Beyond the Tower Bridge, and beyond the docks and the East End, the glitter of Greenwich comes in, striking yet another note in the ever-changing key. This palace of Greenwich, set like a jewel among its green hills and parks, was the favourite royal abode of the Tudor Sovereigns. Here Elizabeth was born, and lived in state, and here her brother Edward, the boy-king, died in the flower of his youth. The shining Observatory crowns the hill of Greenwich Park—a welcome oasis of green after the "midnight mirk" of the East End through which we have passed; and the fair frontage of the Palace recalls to us the historic mood in which we began our wanderings. Beautiful now with a new beauty, a twentieth century beauty—how lovely, in a different way, it must have been in those distant ages, when the splendid gilt barges of the nobles, with their gaily-painted awnings, were moored at their palatial water gates; when fair ladies sang to guitars as their craft glided smoothly "under tower and balcony, by garden-wall and gallery"; when each citizen had his private wherry, when loaded "tilt-boats," filled with merry passengers, plied up and down between Greenwich and Westminster. As is the Oxford, the Godstow Thames of to-day, the London Thames was then; "the stream of pleasure," no less than of wealth. Gazing, through the gathering twilight, over towards the misty shadow of vast St. Paul's, seen behind the gleaming tower of St. Magnus, or towards the shimmering expanse of water under the wharves of "London Pool," you can still be oblivious to the present changes; but presently you are rudely awakened by the very unpleasant grating of the steamer against its flimsy wooden quay; and the dulcet strains of "the Last Ro-wse of Summer," played to a somewhat wheezy accordion, reach your ears in very un-Tudor and un-toward fashion. Roman London, Saxon London, Elizabethan London, all fade, like Lamb's "dream-children," into the far-away past;—giving place to Victorian London,—as, jostled by a motley and not too immaculate crowd, you scramble sadly across the rickety gangway to the very common-place and unpalatial shore below London Bridge.

An Underground Station.

CHAPTER III
RAMBLES IN THE CITY

"I have seen the West End, the parks, the fine squares; but I love the City far better.

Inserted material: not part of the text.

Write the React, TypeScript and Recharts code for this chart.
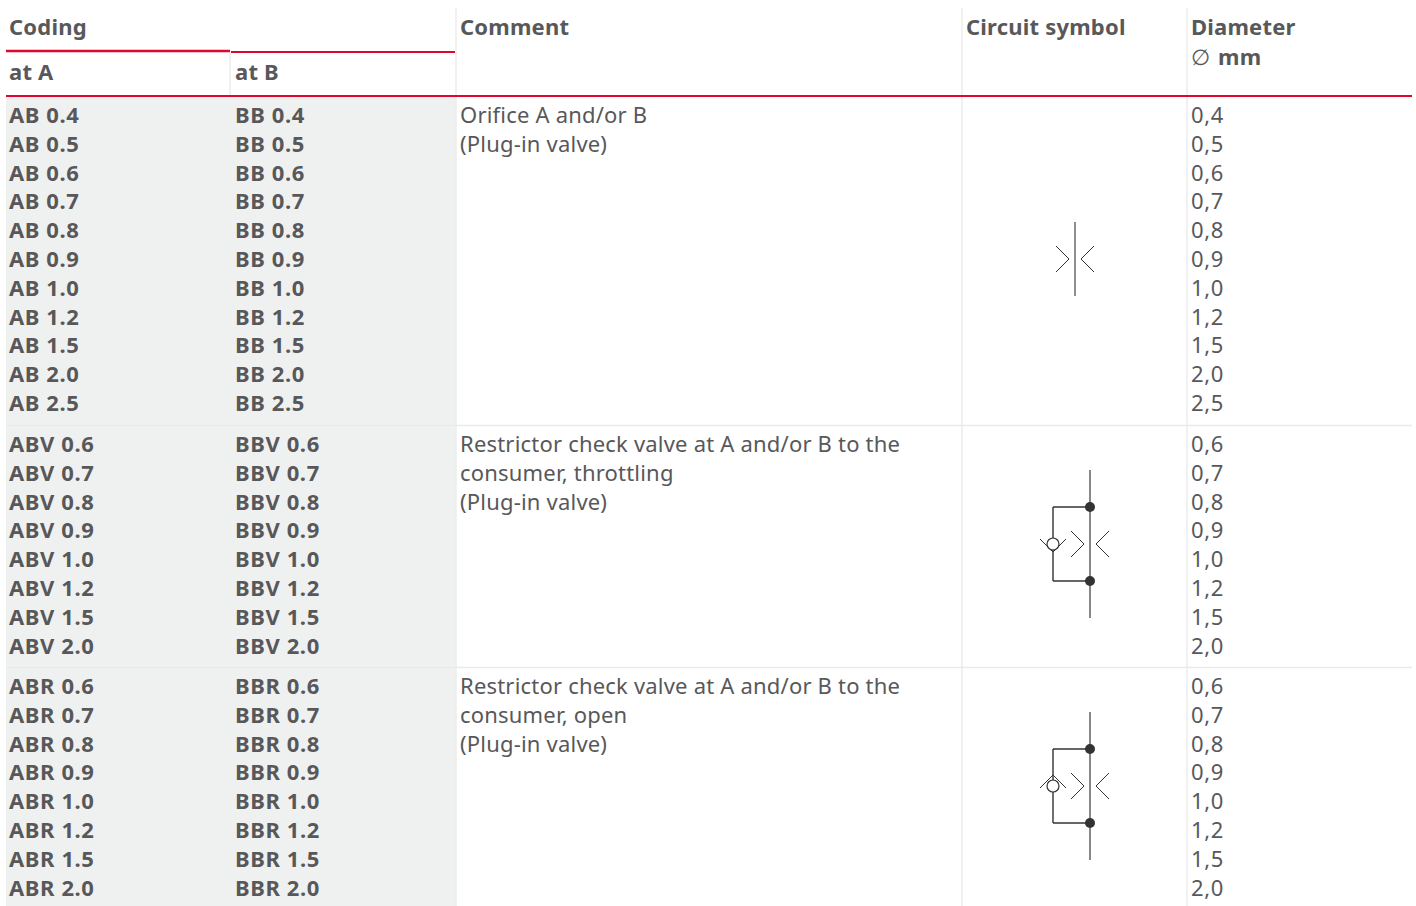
import React from 'react';
import { ReferenceArea, ReferenceDot, ReferenceLine, Scatter, ScatterChart, XAxis, YAxis } from 'recharts';

const orificeSizes = ['0.4', '0.5', '0.6', '0.7', '0.8', '0.9', '1.0', '1.2', '1.5', '2.0', '2.5'];
const restrictorSizes = ['0.6', '0.7', '0.8', '0.9', '1.0', '1.2', '1.5', '2.0'];
const prefixesA = ['AB', 'ABV', 'ABR'];
const prefixesB = ['BB', 'BBV', 'BBR'];
const groupSizes = [orificeSizes, restrictorSizes, restrictorSizes];
const comments = [
    ['Orifice A and/or B', '(Plug-in valve)'],
    ['Restrictor check valve at A and/or B to the', 'consumer, throttling', '(Plug-in valve)'],
    ['Restrictor check valve at A and/or B to the', 'consumer, open', '(Plug-in valve)'],
];

const WIDTH = 1416;
const HEIGHT = 906;
const TEXT = '#58585a';
const RED = '#e2062f';
const RULE = '#ececec';
const FONT = '"Noto Sans", sans-serif';

const COL_A = 9;
const COL_B = 235;
const COL_COMMENT = 460;
const COL_DIAMETER = 1191;
const GROUP_TOP = [115, 444, 686];
const ROW_PITCH = 28.8;

type Cell = { x: number; y: number; label: string };

const codeCells: Cell[] = [];
const commentCells: Cell[] = [];
const diameterCells: Cell[] = [];

groupSizes.forEach((sizes, g) => {
    sizes.forEach((size, i) => {
        const y = GROUP_TOP[g] + i * ROW_PITCH;
        codeCells.push({ x: COL_A, y, label: `${prefixesA[g]} ${size}` });
        codeCells.push({ x: COL_B, y, label: `${prefixesB[g]} ${size}` });
        diameterCells.push({ x: COL_DIAMETER, y, label: size.replace('.', ',') });
    });
    comments[g].forEach((line, i) => {
        commentCells.push({ x: COL_COMMENT, y: GROUP_TOP[g] + i * ROW_PITCH, label: line });
    });
});

const headerCells: Cell[] = [
    { x: COL_A, y: 27, label: 'Coding' },
    { x: COL_COMMENT, y: 27, label: 'Comment' },
    { x: 966, y: 27, label: 'Circuit symbol' },
    { x: COL_DIAMETER, y: 27, label: 'Diameter' },
    { x: 1218, y: 57, label: 'mm' },
    { x: COL_A, y: 72, label: 'at A' },
    { x: COL_B, y: 72, label: 'at B' },
];
const diameterSign: Cell[] = [{ x: COL_DIAMETER, y: 57, label: '\u2205' }];

const textShape = (weight: number, size: number, spacing: number) => (props: any) => {
    const { cx, cy, payload } = props;
    return (
        <text
            x={cx}
            y={cy}
            dy="0.36em"
            fill={TEXT}
            fontFamily={FONT}
            fontWeight={weight}
            fontSize={size}
            letterSpacing={spacing}
        >
            {payload.label}
        </text>
    );
};

type Pt = [number, number];

const seg = (a: Pt, b: Pt, key: string, width = 1.2, color = '#333') => (
    <ReferenceLine
        key={key}
        segment={[
            { x: a[0], y: a[1] },
            { x: b[0], y: b[1] },
        ]}
        stroke={color}
        strokeWidth={width}
    />
);

const chevrons = (cx: number, cy: number, key: string) => [
    seg([cx - 19, cy - 13], [cx - 6, cy], `${key}-l1`, 1),
    seg([cx - 6, cy], [cx - 19, cy + 13], `${key}-l2`, 1),
    seg([cx + 19, cy - 13], [cx + 6, cy], `${key}-r1`, 1),
    seg([cx + 6, cy], [cx + 19, cy + 13], `${key}-r2`, 1),
];

// restrictor symbol, cy is the middle of the two junctions
const restrictor = (cy: number, open: boolean, key: string) => {
    const cx = 1090;
    const bx = 1053;
    const ball = open ? cy + 40 - 40 + 0 : cy;
    const vy = open ? -11 : 8;
    const wing = open ? 2 : -5;
    return [
        seg([cx, cy - 74], [cx, cy + 74], `${key}-v`, 1.4, '#555'),
        seg([bx, cy - 37], [cx, cy - 37], `${key}-t`, 1.4),
        seg([bx, cy + 37], [cx, cy + 37], `${key}-b`, 1.4),
        seg([bx, cy - 37], [bx, cy + 37], `${key}-s`, 1.4),
        ...chevrons(cx, cy, key),
        seg([bx - 13, ball + wing], [bx, ball + vy], `${key}-c1`, 1),
        seg([bx, ball + vy], [bx + 13, ball + wing], `${key}-c2`, 1),
        <ReferenceDot key={`${key}-ball`} x={bx} y={ball} r={6} fill="#fff" stroke="#333" strokeWidth={1.2} />,
        <ReferenceDot key={`${key}-d1`} x={cx} y={cy - 37} r={5} fill="#333" stroke="none" />,
        <ReferenceDot key={`${key}-d2`} x={cx} y={cy + 37} r={5} fill="#333" stroke="none" />,
    ];
};

export default function App() {
    return (
        <div style={{ position: 'absolute', left: 0, top: 0 }}>
            <ScatterChart width={WIDTH} height={HEIGHT} margin={{ top: 0, right: 0, bottom: 0, left: 0 }}>
                <XAxis type="number" dataKey="x" domain={[0, WIDTH]} hide />
                <YAxis type="number" dataKey="y" domain={[0, HEIGHT]} reversed hide />

                <ReferenceArea x1={6} x2={456} y1={97} y2={HEIGHT} fill="#eff1f0" fillOpacity={1} stroke="none" />

                {[230, 456, 962, 1187].map((x) => (
                    <ReferenceLine
                        key={x}
                        segment={[
                            { x, y: x === 230 ? 52 : 8 },
                            { x, y: x === 230 ? 97 : HEIGHT },
                        ]}
                        stroke={RULE}
                        strokeWidth={1.5}
                    />
                ))}
                {[425.5, 667.5].map((y) => seg([6, y], [1412, y], `sep-${y}`, 1.5, '#e9ebea'))}

                {seg([6, 51], [230, 51], 'red-a', 2.5, RED)}
                {seg([231, 52], [455, 52], 'red-b', 2, RED)}
                {seg([6, 96], [1412, 96], 'red-c', 2.2, RED)}

                {seg([1075, 222], [1075, 296], 'orifice-v', 1.2, '#444')}
                {chevrons(1075, 259, 'orifice')}
                {restrictor(544, false, 'throttle')}
                {restrictor(786, true, 'open')}

                <Scatter data={headerCells} shape={textShape(700, 22, 0.2)} isAnimationActive={false} />
                <Scatter data={diameterSign} shape={textShape(400, 22, 0)} isAnimationActive={false} />
                <Scatter data={codeCells} shape={textShape(700, 22, 0.6)} isAnimationActive={false} />
                <Scatter data={commentCells} shape={textShape(400, 22, 0.2)} isAnimationActive={false} />
                <Scatter data={diameterCells} shape={textShape(400, 22, 0.6)} isAnimationActive={false} />
            </ScatterChart>
        </div>
    );
}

The City seems so much more in earnest; its business, its rush, its roar, are such serious things, sights, sounds. The City is getting its living, the West End but enjoying its pleasure. At the West End you may be amused; but in the City you are deeply excited."—C. Brontë: "Villette."

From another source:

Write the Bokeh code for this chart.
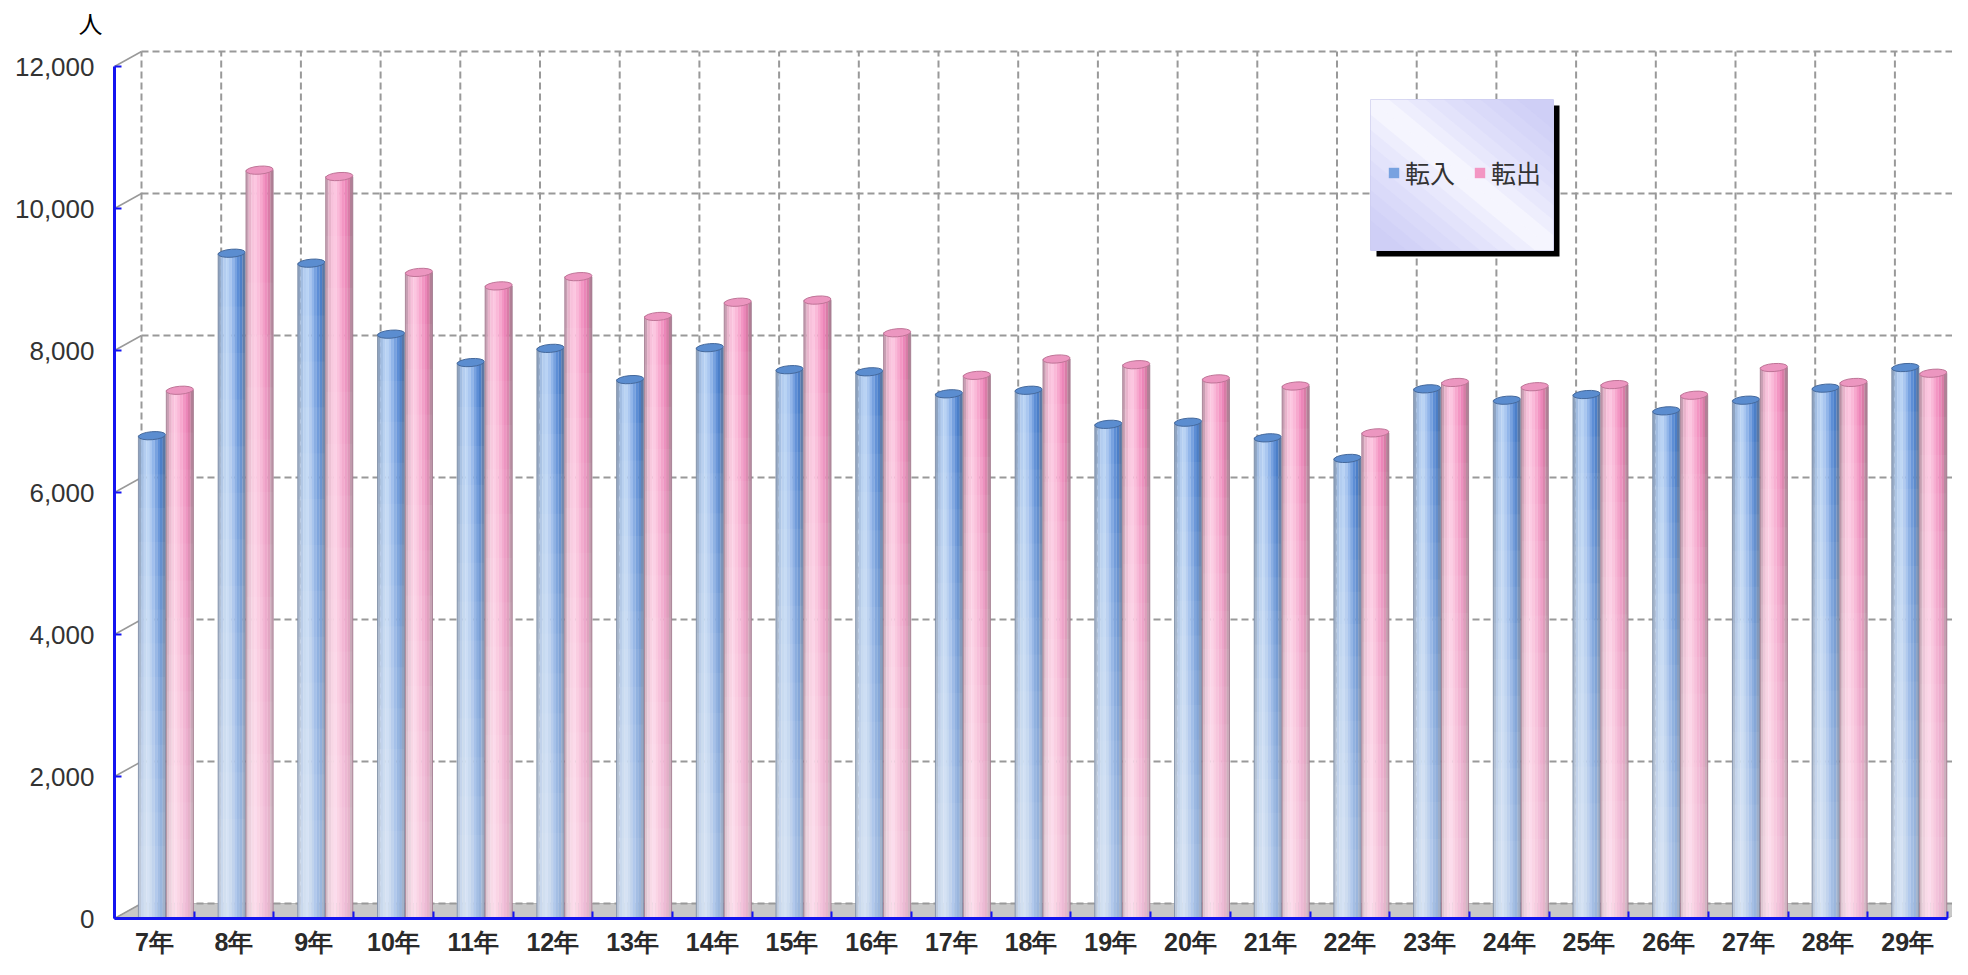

"And who cries out on crowd and mart?
Who prates of stream and sea?
The summer in the City's heart
That is enough for me."
Amy Levy: "A London Plane Tree."

The City is, by common consent, the most interesting and vital part of the metropolis,—interesting, not only for its past,—but for its present; ever-living,—eternally renewed;—a never-ceasing, impetuous, Niagara of energy and power. It is the pulse,—or rather the aorta,—of the tremendous machine of London; through its crowded veins rushes the life-blood of commerce, of industry, of wealth, that feeds and stimulates not only the town, but also the country and the nation. Through its ancient and narrow highways, crowds of black-coated human ants hurry, day by day, eager in pursuit of money, of power, and of their daily bread.